Usher L. Burdick, of Fargo, N. D. (Robert A. Eaton, of Edgeley, N. D., on the brief), for appellants.

Herbert G. Nilles, of Fargo, N. D. (Daniel B. Holt and John S. Frame, both of Fargo, N. D., on the brief), for appellee.

Before VAN VALKENBURGH, Circuit Judge, and DAVIS, District Judge.

DAVIS, District Judge.

The appellants, Joseph F. Fitzgerald and Mary A. Fitzgerald, his wife, brought an action to quiet title against the Union Central Insurance Company, appellee, and others, in the district court of Dickey county, N. D. The cause was removed to the United States District Court for the District of North Dakota. The answer of the life insurance company asserted that it was the owner and holder of two mortgages on the real property described in the complaint securing the payment of $3,500 and $1,000 respectively, and, by way of counterclaim, the foreclosure of the mortgages on account of default in the terms and conditions thereof was prayed.

All defendants, except appellee, disclaimed any interest in the property and dropped out of the case. Thereupon the cause seems to have been treated, solely, as an action to foreclose the mortgages. The District Court found for appellee on its counterclaim, sustained the validity of the mortgages, determined the amount due thereunder, and ordered the foreclosure of the same. The case is brought here on appeal.
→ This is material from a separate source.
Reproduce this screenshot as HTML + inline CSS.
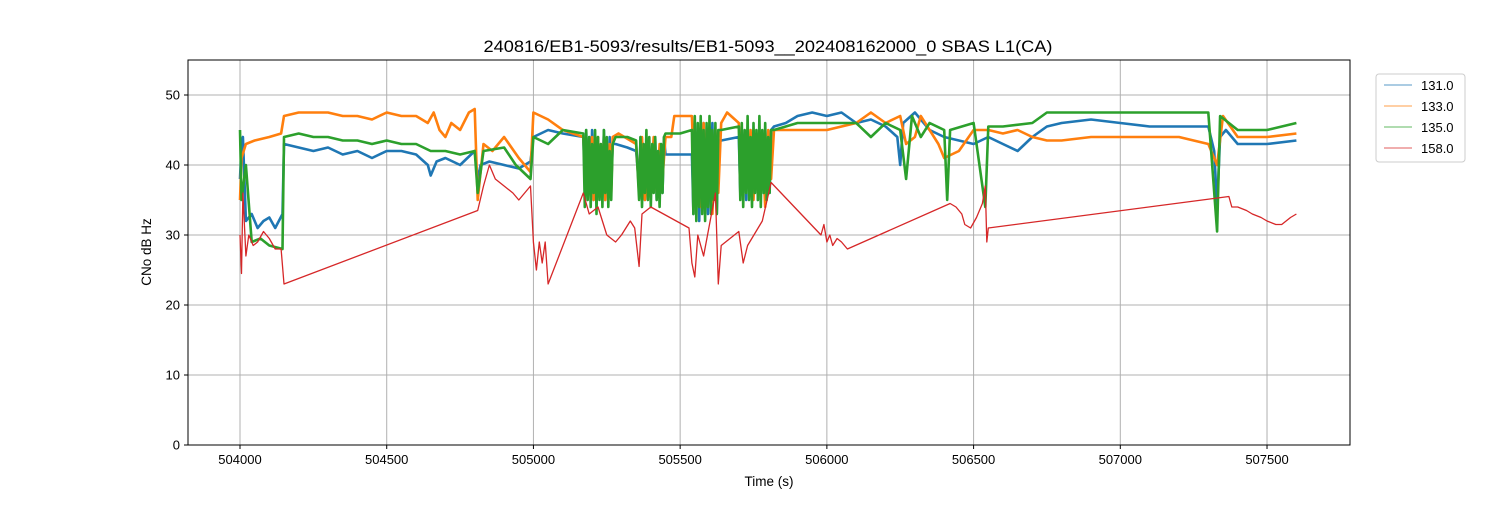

The facts are appellants owned certain farm land in Dickey county, N. D., which was subject to certain mortgages thereon, one of which had been foreclosed, and on which the period of redemption was running at the time the loans were made by the appellee. In 1918, G. E. Lane of Ellendale, N. D., solicited the appellants to make them a loan on the property; after some negotiations the appellants signed an application in writing to the life insurance company for a loan of $3,500 on the amortized plan payable annually at the rate of $8.7184 per $100. At the same time the borrowers agreed to pay to Lane as a commission $175 and gave him a note secured by a mortgage. The borrowers were also informed that they would be required to pay a commission of 1½ per cent. of the amount of the loan to Eaton & Eaton, a copartnership of Fargo, N. D., payable each year over a period of ten years. In due time the papers covering these transactions were presented to and signed by the appellants. That is, the mortgage and notes in favor of the appellee, the mortgage and note in favor of Eaton & Eaton, and the mortgage and note in favor of G. E. Lane. The appellants received the $3,500 represented by the mortgage.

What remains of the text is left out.